IDN Character Validation Guidance
The IDNA protocol standard is currently under the last step of review and revision in the IETF. An informal expert panel, working as what the IETF calls a "design team," evaluated experiences gained in the implementation of IDNA since its introduction in 2003, and identified several key areas of future work. These were described in particular in RFC4690 that triggered a formal revision of the IDNA protocol. The core components in the revision effort include: definition of valid IDN labels, an inclusion-based model that recognizes the level of understanding of the implications of the Unicode handling of various scripts on use in IDNs (the current model is exclusion-based), elimination of confusing and non-reversible character mappings, fixing a right-to-left error in Stringprep, and eliminating Unicode version dependencies, thereby permitting more scripts to be used in IDNs now and in the future. The issues with the current IDN model that led to the revision work are discussed in RFC4690.
Latest version of the IDNA revision proposals are available through the IETF or at Patrik Fältström's site: http://stupid.domain.name/idnabis/
One of the core principles in the revision is a procedure, and not a table, of code points so that the algorithm can be used to determine code point sets independent of the version of Unicode that is in use. However, for guidance to the IDN ccTLD Fast Track participants, and until the revised version of the IDNA protocol has been implemented, the following tables of IDNA valid characters, resulting from running the protocol procedure on Unicode 5.2 is released:
- Characters that are valid under both IDNA2003 and IDNA2008 [TXT, 3.39 MB]
- Characters that are valid under IDNA2003 but not under IDNA2008 [TXT, 164 KB]
- Characters that are valid under IDNA2008 but not under IDNA2003 [TXT, 4 KB]
Note: What is not included in category (3) are the codepoints that where unassigned in Unicode 3.2 and PVALID in IDNA2008.
Warning Notes: The content of these tables is only a verification made against the idnabis-table document.

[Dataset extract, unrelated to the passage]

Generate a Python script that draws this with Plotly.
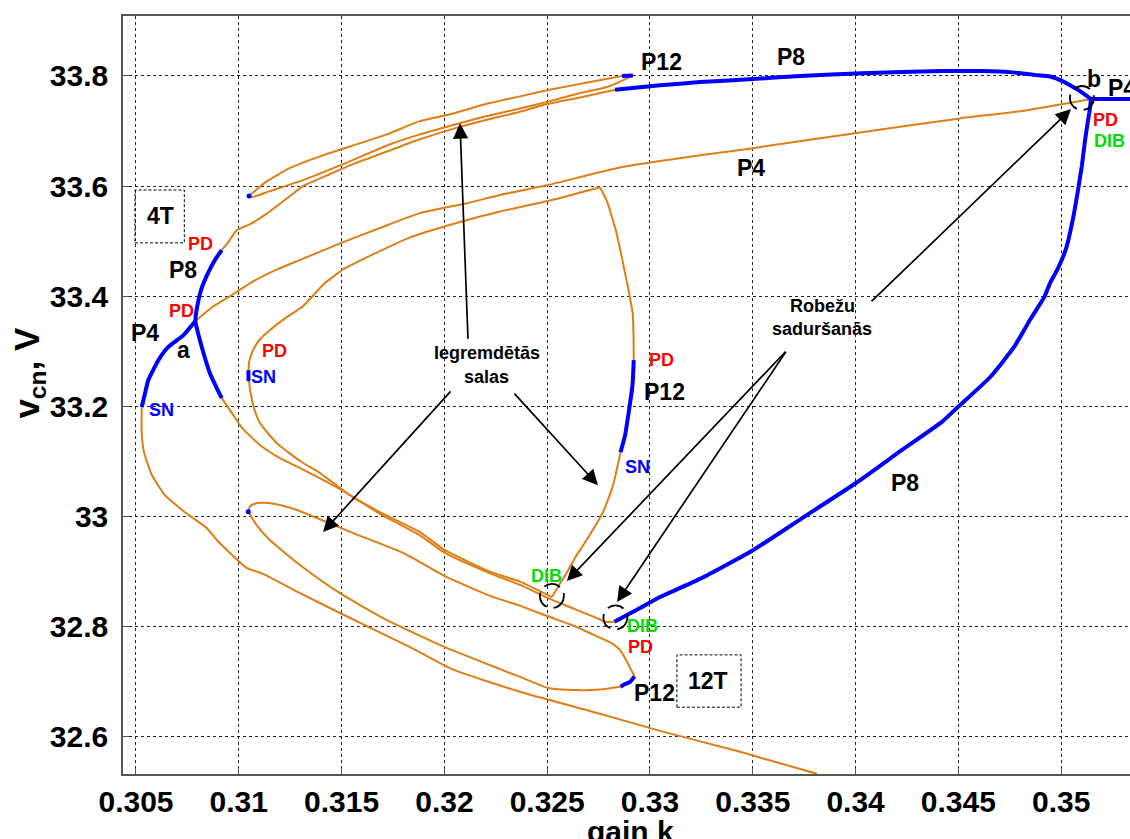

The tables do not include any bidi verification. Further, no confusability checking has been between codepoints in these tables, and as such the tables constitute only a basic string validation. This means that if a string contains codepoints that are not are not valid in accordance with these tables, further manual checks can be done, but it most likely implies a show-stopper for usage of the implied string. In addition, if a codepoint is valid per the tables, further manual checks must also be done to ensure that the entire string constitutes no stability issues for the DNS.